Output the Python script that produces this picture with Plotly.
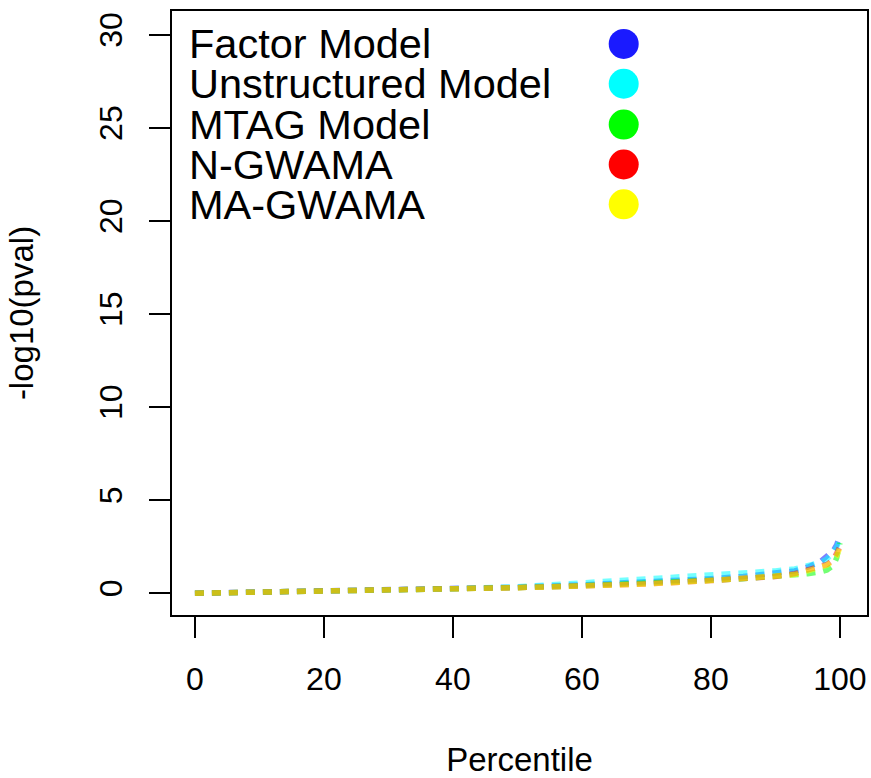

....

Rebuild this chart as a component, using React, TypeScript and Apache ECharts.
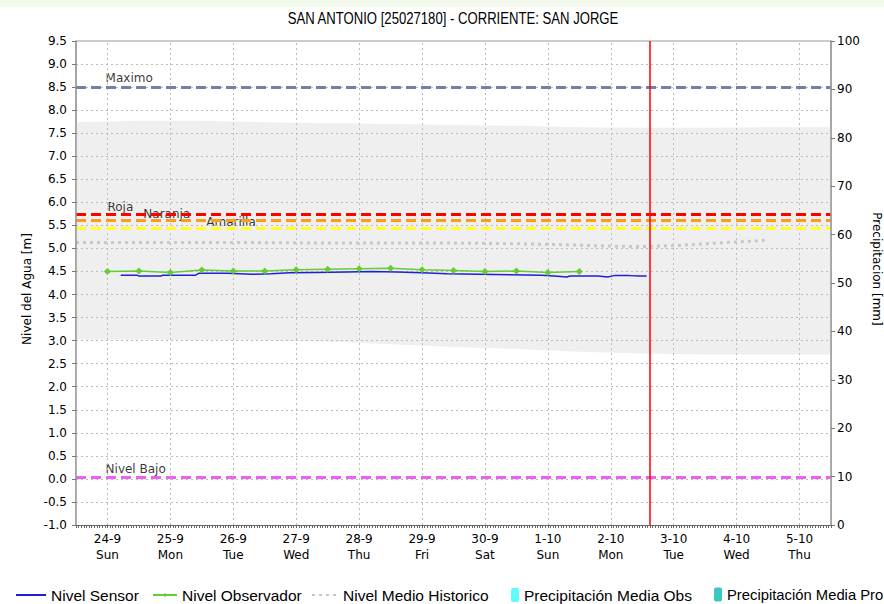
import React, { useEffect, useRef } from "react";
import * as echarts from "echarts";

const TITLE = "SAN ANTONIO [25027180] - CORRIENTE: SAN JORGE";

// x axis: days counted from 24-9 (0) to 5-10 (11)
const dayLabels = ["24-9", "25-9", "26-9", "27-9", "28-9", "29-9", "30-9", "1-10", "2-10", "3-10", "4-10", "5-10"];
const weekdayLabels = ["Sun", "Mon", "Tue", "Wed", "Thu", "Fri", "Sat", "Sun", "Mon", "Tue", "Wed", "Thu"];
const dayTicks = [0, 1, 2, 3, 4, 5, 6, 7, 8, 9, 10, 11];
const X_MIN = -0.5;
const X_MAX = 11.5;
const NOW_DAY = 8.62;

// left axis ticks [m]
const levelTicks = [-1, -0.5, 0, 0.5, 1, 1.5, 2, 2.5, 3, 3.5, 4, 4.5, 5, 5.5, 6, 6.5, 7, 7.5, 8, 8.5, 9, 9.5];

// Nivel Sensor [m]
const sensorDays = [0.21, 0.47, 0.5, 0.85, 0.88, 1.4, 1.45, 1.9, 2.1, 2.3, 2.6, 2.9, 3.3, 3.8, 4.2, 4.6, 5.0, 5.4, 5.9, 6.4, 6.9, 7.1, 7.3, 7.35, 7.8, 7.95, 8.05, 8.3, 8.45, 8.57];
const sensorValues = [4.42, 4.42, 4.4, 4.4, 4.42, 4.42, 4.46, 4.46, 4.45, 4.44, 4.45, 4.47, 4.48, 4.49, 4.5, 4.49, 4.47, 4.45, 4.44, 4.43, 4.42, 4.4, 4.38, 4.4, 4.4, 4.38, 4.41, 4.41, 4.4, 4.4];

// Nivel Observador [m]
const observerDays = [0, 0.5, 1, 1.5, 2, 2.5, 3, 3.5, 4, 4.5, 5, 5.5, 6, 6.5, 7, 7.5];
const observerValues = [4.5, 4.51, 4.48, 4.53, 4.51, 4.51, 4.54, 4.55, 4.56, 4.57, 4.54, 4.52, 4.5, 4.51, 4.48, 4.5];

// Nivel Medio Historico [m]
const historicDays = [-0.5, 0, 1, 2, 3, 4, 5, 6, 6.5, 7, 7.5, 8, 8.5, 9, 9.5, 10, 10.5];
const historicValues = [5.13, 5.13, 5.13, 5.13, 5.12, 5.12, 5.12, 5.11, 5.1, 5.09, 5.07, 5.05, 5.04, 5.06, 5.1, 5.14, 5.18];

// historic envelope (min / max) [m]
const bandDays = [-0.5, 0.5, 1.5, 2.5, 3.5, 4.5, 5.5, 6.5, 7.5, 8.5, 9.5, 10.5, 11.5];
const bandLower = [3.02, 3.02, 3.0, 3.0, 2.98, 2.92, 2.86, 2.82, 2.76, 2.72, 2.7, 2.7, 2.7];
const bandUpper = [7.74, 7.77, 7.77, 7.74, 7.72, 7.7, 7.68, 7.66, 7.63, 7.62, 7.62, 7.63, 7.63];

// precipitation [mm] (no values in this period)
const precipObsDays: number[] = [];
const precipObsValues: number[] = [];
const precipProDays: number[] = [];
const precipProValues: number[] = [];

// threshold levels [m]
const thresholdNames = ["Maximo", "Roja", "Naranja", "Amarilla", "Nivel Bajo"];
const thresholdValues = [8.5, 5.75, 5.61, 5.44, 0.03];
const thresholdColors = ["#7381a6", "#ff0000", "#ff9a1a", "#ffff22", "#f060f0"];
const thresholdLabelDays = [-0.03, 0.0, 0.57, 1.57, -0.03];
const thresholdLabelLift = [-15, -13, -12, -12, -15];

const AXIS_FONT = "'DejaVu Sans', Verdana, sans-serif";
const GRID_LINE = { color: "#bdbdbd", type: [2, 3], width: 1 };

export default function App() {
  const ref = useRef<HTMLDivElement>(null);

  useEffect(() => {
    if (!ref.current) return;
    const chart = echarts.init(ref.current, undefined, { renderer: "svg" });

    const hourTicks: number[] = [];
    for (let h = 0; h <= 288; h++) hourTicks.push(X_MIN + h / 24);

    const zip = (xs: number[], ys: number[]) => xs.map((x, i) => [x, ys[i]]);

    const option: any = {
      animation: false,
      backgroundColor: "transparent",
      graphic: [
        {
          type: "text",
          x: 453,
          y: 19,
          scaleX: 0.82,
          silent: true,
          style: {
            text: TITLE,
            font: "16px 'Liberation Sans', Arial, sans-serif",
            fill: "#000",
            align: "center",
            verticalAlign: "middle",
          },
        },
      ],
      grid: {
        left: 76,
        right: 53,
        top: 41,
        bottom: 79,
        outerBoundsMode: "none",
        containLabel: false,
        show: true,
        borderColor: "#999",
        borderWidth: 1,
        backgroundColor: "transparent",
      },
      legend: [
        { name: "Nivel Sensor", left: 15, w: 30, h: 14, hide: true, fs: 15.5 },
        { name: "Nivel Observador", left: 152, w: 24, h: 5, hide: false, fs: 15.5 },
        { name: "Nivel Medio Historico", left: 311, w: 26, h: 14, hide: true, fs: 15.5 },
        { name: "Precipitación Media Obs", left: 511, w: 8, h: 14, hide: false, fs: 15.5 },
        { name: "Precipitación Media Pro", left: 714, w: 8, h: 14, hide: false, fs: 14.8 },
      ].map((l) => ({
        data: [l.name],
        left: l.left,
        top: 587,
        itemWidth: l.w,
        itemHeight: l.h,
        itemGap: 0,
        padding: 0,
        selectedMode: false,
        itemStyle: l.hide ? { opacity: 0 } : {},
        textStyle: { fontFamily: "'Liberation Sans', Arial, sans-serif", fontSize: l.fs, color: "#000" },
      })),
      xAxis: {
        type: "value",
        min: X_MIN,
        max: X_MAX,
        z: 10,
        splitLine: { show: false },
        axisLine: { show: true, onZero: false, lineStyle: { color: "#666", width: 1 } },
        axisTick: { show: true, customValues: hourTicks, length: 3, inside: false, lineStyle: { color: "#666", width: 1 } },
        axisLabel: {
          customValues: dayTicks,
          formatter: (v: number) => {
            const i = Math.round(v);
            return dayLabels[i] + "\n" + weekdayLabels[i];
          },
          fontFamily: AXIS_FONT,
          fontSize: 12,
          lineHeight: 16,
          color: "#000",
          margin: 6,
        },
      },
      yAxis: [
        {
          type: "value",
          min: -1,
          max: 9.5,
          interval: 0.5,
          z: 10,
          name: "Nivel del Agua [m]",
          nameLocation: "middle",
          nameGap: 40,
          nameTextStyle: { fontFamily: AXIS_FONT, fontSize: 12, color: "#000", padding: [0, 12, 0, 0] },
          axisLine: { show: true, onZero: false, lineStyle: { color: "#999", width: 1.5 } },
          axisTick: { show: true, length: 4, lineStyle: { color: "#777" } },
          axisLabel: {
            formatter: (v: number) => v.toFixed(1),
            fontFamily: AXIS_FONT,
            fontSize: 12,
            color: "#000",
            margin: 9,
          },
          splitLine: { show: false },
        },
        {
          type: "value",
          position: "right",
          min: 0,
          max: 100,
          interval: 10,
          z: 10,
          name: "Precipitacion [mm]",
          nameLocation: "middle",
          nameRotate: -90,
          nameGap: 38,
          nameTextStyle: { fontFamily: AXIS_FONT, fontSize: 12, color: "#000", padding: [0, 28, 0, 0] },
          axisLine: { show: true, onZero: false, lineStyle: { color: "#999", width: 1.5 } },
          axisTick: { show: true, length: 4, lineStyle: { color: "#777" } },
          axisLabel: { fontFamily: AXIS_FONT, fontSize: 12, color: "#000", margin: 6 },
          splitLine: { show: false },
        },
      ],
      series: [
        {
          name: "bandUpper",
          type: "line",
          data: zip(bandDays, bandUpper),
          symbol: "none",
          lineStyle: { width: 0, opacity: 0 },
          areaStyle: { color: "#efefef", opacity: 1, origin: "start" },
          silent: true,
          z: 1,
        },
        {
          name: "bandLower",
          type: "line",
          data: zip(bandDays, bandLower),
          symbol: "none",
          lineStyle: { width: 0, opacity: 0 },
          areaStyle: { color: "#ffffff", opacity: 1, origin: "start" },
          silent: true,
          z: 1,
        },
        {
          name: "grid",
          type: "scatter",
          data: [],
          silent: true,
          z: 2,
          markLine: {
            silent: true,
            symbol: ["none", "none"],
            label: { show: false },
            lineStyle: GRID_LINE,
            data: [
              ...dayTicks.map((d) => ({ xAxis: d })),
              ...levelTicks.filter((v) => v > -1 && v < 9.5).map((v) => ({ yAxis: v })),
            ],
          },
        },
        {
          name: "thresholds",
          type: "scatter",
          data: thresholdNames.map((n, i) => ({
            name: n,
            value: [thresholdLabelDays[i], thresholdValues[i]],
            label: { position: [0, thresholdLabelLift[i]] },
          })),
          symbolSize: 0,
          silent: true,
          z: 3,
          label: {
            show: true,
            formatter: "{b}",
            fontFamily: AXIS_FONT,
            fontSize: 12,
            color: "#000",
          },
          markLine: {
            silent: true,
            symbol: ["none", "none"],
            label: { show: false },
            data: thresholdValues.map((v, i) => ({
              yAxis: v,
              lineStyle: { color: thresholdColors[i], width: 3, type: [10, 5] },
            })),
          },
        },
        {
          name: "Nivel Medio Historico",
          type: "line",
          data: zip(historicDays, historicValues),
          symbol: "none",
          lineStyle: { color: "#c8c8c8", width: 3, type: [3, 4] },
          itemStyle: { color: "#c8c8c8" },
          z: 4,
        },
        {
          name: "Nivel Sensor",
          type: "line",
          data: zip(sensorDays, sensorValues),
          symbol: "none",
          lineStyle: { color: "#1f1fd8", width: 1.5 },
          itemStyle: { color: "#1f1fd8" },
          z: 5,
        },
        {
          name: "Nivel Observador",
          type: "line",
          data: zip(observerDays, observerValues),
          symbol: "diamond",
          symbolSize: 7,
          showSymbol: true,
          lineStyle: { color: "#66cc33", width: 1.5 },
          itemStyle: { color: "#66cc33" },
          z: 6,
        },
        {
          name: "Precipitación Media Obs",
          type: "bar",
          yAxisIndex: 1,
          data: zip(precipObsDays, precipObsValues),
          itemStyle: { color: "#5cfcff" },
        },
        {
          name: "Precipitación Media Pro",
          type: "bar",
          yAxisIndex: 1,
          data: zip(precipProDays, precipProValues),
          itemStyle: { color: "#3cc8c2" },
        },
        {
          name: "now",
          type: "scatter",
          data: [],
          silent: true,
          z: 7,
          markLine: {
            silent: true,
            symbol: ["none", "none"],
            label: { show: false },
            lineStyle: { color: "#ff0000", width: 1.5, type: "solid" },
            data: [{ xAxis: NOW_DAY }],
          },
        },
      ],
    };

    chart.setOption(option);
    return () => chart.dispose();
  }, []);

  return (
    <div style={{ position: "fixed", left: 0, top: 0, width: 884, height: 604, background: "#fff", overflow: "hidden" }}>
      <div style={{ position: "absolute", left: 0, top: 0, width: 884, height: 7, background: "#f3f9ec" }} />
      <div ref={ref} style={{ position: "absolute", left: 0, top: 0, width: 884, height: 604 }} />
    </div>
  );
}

....

## Job
Above are some records; quote exactly and only the lines that begin at the line containing "Rebuild this chart" and stop after the line containing "- CORRIENTE: SAN", leaving out the pictures.

## Answer below
Rebuild this chart as a component, using React, TypeScript and Apache ECharts.
import React, { useEffect, useRef } from "react";
import * as echarts from "echarts";

const TITLE = "SAN ANTONIO [25027180] - CORRIENTE: SAN JORGE";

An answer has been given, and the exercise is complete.